The world of mechanical keyboards is vast and complicated. This is group that not only worries about the ergonomics of the keyboard, but also the switches, what type of plastic the keycaps are made of, the size of the keyboard, if its ortholinear or staggered, like traditional keyboards.
The list goes on and on. Noisy, silent, high-weight, low-weight, depth of key-travel, oh and don’t forget about the case. We haven’t even started to talk about how the thing looks.
Behind all the physics and mechanics of the keyboard are the aesthetics, and thats where all the crazy stuff starts happening. That is also where the high prices can start adding up.
It has been a whirlwind education for me, but a fascinating dive into the keyboard enthusiast market.

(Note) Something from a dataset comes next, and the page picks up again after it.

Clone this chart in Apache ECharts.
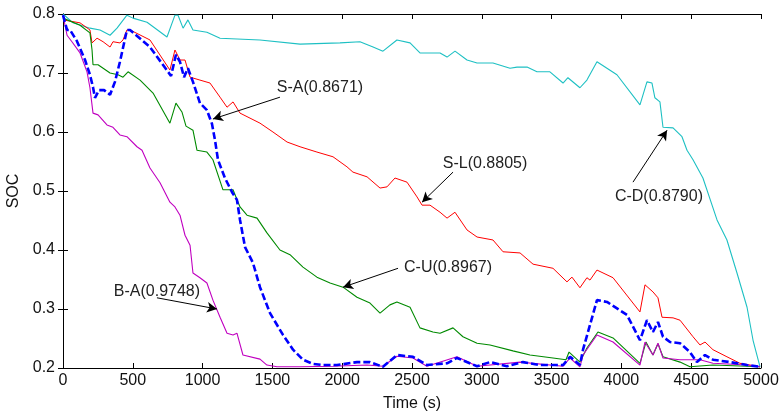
<!DOCTYPE html>
<html><head><meta charset="utf-8">
<script src="https://cdn.jsdelivr.net/npm/echarts@6/dist/echarts.min.js"></script>
<style>html,body{margin:0;padding:0;background:#fff}#c{width:780px;height:412px}</style>
</head><body><div id="c"></div>
<script>
const xTicks = [0,500,1000,1500,2000,2500,3000,3500,4000,4500,5000];
const yTicks = [0.2,0.3,0.4,0.5,0.6,0.7,0.8];

const cdData = [[0,0.800],[72,0.785],[193,0.776],[265,0.773],[337,0.764],[387,0.776],[458,0.798],[501,0.793],[602,0.786],[745,0.761],[802,0.798],[824,0.798],[860,0.776],[895,0.790],[931,0.773],[1031,0.769],[1125,0.759],[1411,0.756],[1698,0.749],[1984,0.751],[2127,0.753],[2221,0.744],[2292,0.737],[2392,0.756],[2486,0.751],[2557,0.734],[2701,0.734],[2751,0.727],[2808,0.737],[2894,0.722],[2966,0.717],[3080,0.717],[3202,0.708],[3252,0.710],[3324,0.710],[3395,0.702],[3488,0.702],[3582,0.683],[3617,0.692],[3703,0.675],[3753,0.688],[3825,0.719],[3968,0.697],[4133,0.646],[4183,0.685],[4219,0.683],[4240,0.658],[4276,0.651],[4298,0.608],[4370,0.607],[4434,0.592],[4470,0.569],[4513,0.553],[4584,0.522],[4685,0.451],[4756,0.417],[4828,0.361],[4900,0.303],[4943,0.247],[4993,0.202]];

const slData = [[0,0.790],[122,0.785],[193,0.773],[208,0.751],[244,0.759],[287,0.753],[337,0.744],[358,0.753],[408,0.751],[430,0.756],[458,0.773],[480,0.773],[623,0.756],[766,0.705],[802,0.739],[838,0.722],[874,0.722],[910,0.693],[981,0.688],[1053,0.683],[1125,0.659],[1175,0.642],[1218,0.651],[1268,0.632],[1411,0.615],[1504,0.600],[1605,0.583],[1698,0.575],[1819,0.566],[1934,0.558],[2034,0.541],[2077,0.532],[2178,0.524],[2271,0.505],[2321,0.507],[2378,0.522],[2464,0.515],[2536,0.490],[2572,0.476],[2629,0.476],[2701,0.464],[2751,0.454],[2808,0.464],[2894,0.434],[2966,0.422],[3080,0.417],[3152,0.397],[3274,0.395],[3367,0.376],[3510,0.369],[3610,0.346],[3646,0.354],[3703,0.336],[3753,0.353],[3775,0.349],[3825,0.366],[3940,0.353],[4133,0.295],[4169,0.341],[4226,0.329],[4262,0.319],[4291,0.286],[4370,0.285],[4420,0.281],[4513,0.253],[4563,0.239],[4599,0.244],[4656,0.231],[4756,0.219],[4849,0.208],[4993,0.202]];

const saData = [[0,0.798],[29,0.773],[50,0.773],[100,0.754],[158,0.722],[193,0.697],[215,0.676],[229,0.658],[258,0.671],[294,0.671],[337,0.663],[372,0.685],[408,0.719],[458,0.773],[480,0.773],[623,0.744],[774,0.695],[809,0.731],[838,0.719],[867,0.693],[895,0.708],[931,0.685],[981,0.649],[1031,0.637],[1067,0.614],[1089,0.586],[1110,0.553],[1160,0.522],[1211,0.498],[1246,0.485],[1268,0.451],[1304,0.405],[1361,0.378],[1411,0.337],[1483,0.293],[1576,0.256],[1648,0.231],[1719,0.214],[1791,0.207],[1862,0.205],[1963,0.205],[2106,0.210],[2199,0.210],[2292,0.202],[2392,0.222],[2507,0.219],[2607,0.205],[2751,0.208],[2822,0.217],[2966,0.203],[3059,0.210],[3180,0.203],[3295,0.210],[3417,0.205],[3582,0.205],[3632,0.219],[3703,0.205],[3725,0.231],[3775,0.273],[3825,0.315],[3897,0.312],[4040,0.290],[4133,0.247],[4183,0.281],[4226,0.261],[4262,0.278],[4298,0.253],[4348,0.244],[4420,0.242],[4491,0.227],[4541,0.210],[4599,0.222],[4656,0.214],[4778,0.210],[4900,0.205],[4993,0.202]];

const cuData = [[0,0.793],[122,0.781],[193,0.768],[208,0.739],[215,0.714],[251,0.714],[337,0.700],[394,0.697],[430,0.693],[466,0.702],[552,0.688],[645,0.666],[766,0.615],[809,0.649],[852,0.634],[881,0.610],[931,0.603],[960,0.569],[1031,0.566],[1074,0.553],[1146,0.502],[1218,0.502],[1268,0.473],[1318,0.459],[1390,0.454],[1461,0.429],[1554,0.400],[1626,0.392],[1719,0.371],[1819,0.354],[1913,0.344],[2006,0.337],[2106,0.320],[2199,0.310],[2271,0.293],[2342,0.307],[2392,0.312],[2486,0.303],[2557,0.268],[2650,0.261],[2701,0.259],[2794,0.268],[2865,0.253],[2966,0.242],[3059,0.239],[3223,0.229],[3345,0.222],[3510,0.217],[3603,0.214],[3625,0.227],[3703,0.210],[3753,0.234],[3832,0.261],[3940,0.251],[4133,0.208],[4176,0.244],[4226,0.222],[4262,0.241],[4298,0.219],[4420,0.210],[4491,0.202],[4656,0.205],[4900,0.203],[4993,0.202]];

const baData = [[0,0.798],[29,0.764],[64,0.753],[122,0.734],[172,0.702],[193,0.675],[215,0.632],[251,0.629],[315,0.612],[358,0.608],[408,0.595],[458,0.592],[530,0.575],[566,0.569],[623,0.539],[695,0.514],[766,0.481],[802,0.473],[838,0.459],[874,0.425],[910,0.408],[931,0.361],[981,0.353],[1031,0.344],[1074,0.315],[1125,0.286],[1175,0.259],[1218,0.256],[1246,0.259],[1289,0.222],[1411,0.215],[1461,0.205],[1533,0.202],[1698,0.202],[1934,0.203],[2178,0.205],[2292,0.203],[2392,0.220],[2507,0.217],[2607,0.203],[2822,0.219],[2966,0.203],[3274,0.210],[3582,0.203],[3632,0.217],[3703,0.202],[3725,0.222],[3825,0.256],[3940,0.244],[4133,0.205],[4169,0.244],[4226,0.222],[4262,0.242],[4298,0.217],[4420,0.214],[4563,0.214],[4656,0.208],[4900,0.205],[4993,0.202]];

const annLabels = ['S-A(0.8671)','S-L(0.8805)','C-U(0.8967)','B-A(0.9748)','C-D(0.8790)'];
const annText = [[1841,0.676],[3023,0.546],[2758,0.371],[673,0.329],[4269,0.490]];
const annFrom = [[1554,0.659],[2794,0.532],[2400,0.369],[673,0.319],[4083,0.515]];
const annTo = [[1074,0.622],[2572,0.481],[2006,0.337],[1103,0.300],[4327,0.603]];

const FONT = 'Liberation Sans, Arial, sans-serif';
const FS = 16;
const chart = echarts.init(document.getElementById('c'), null, {renderer:'canvas'});

function axisCommon(show){
  return {
    axisLine:{show:true,lineStyle:{color:'#000',width:1}},
    axisTick:{show:true,inside:true,length:5,lineStyle:{color:'#000'}},
    splitLine:{show:false},
    axisLabel:{show:show,color:'#111',fontSize:FS,fontFamily:FONT}
  };
}

const annSeries = {
  type:'line', data:[], silent:true, xAxisIndex:0, yAxisIndex:0,
  markLine:{
    silent:true, animation:false,
    symbol:['none','arrow'], symbolSize:[8,10],
    lineStyle:{color:'#000',width:1,type:'solid'},
    label:{show:false},
    data: annFrom.map((f,i)=>[{coord:f},{coord:annTo[i]}])
  },
  markPoint:{
    silent:true, animation:false,
    symbol:'circle', symbolSize:1, itemStyle:{color:'rgba(0,0,0,0)'},
    label:{show:true,position:'inside',color:'#222',fontSize:FS,fontFamily:FONT,formatter:p=>p.name},
    data: annText.map((c,i)=>({name:annLabels[i],coord:c}))
  }
};

function lineS(name,data,color,width,dashed){
  return {name, type:'line', data, showSymbol:false, symbol:'none', xAxisIndex:0, yAxisIndex:0,
    lineStyle:{color, width, type: dashed ? [7,3] : 'solid'}, z:2};
}

chart.setOption({
  animation:false,
  backgroundColor:'#fff',
  grid:{left:63,right:19,top:14,bottom:44,containLabel:false,outerBoundsMode:'none'},
  xAxis:[
    Object.assign({type:'value',min:0,max:5000,interval:500,position:'bottom',
      name:'Time (s)',nameLocation:'middle',nameGap:28,
      nameTextStyle:{color:'#111',fontSize:FS,fontFamily:FONT}}, axisCommon(true),
      {axisLabel:{show:true,color:'#111',fontSize:FS,fontFamily:FONT,margin:5,formatter:v=>String(v)}}),
    Object.assign({type:'value',min:0,max:5000,interval:500,position:'top'}, axisCommon(false))
  ],
  yAxis:[
    Object.assign({type:'value',min:0.2,max:0.8,interval:0.1,position:'left',
      name:'SOC',nameLocation:'middle',nameGap:41,
      nameTextStyle:{color:'#111',fontSize:FS,fontFamily:FONT}}, axisCommon(true),
      {axisLabel:{show:true,color:'#111',fontSize:FS,fontFamily:FONT,margin:8,formatter:v=>v.toFixed(1)}}),
    Object.assign({type:'value',min:0.2,max:0.8,interval:0.1,position:'right'}, axisCommon(false))
  ],
  series:[
    lineS('C-D',cdData,'#1EC0C3',1.1,false),
    lineS('S-L',slData,'#FF0000',1,false),
    lineS('C-U',cuData,'#008A00',1.1,false),
    lineS('B-A',baData,'#C000C0',1.1,false),
    lineS('S-A',saData,'#0000FF',2.6,true),
    annSeries
  ]
});
</script></body></html>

Right now, I’m typing this blog post on an ortholinear 40% keyboard known as a Let’s Split. Ortholinear means the keys are arranged in a grid pattern, rather than the shifted over style of a regular keyboard.
Fun fact: the staggered layout was invented to make sure the rows of strikers in original typewriters didn’t overlap each other. Yet our fingers aren’t really adapted to typing keys to the sides. Ortholinear aims to correct that by having keys directly above one another. It takes some getting used to, as you don’t have to go up and to the side to hit, say, the W key, but I’ve quickly gotten used to it.
Having used the Kinesis for a few weeks helped for sure, as it’s partly ortholinear, but it has columns that are raised higher than others, so fingers like your middle finger, which stick up higher than the rest of your digits, don’t have to travel quite as far since its column is already raised.
Fascinating stuff, and don’t worry, you’ll hear plenty about it as I explore the market.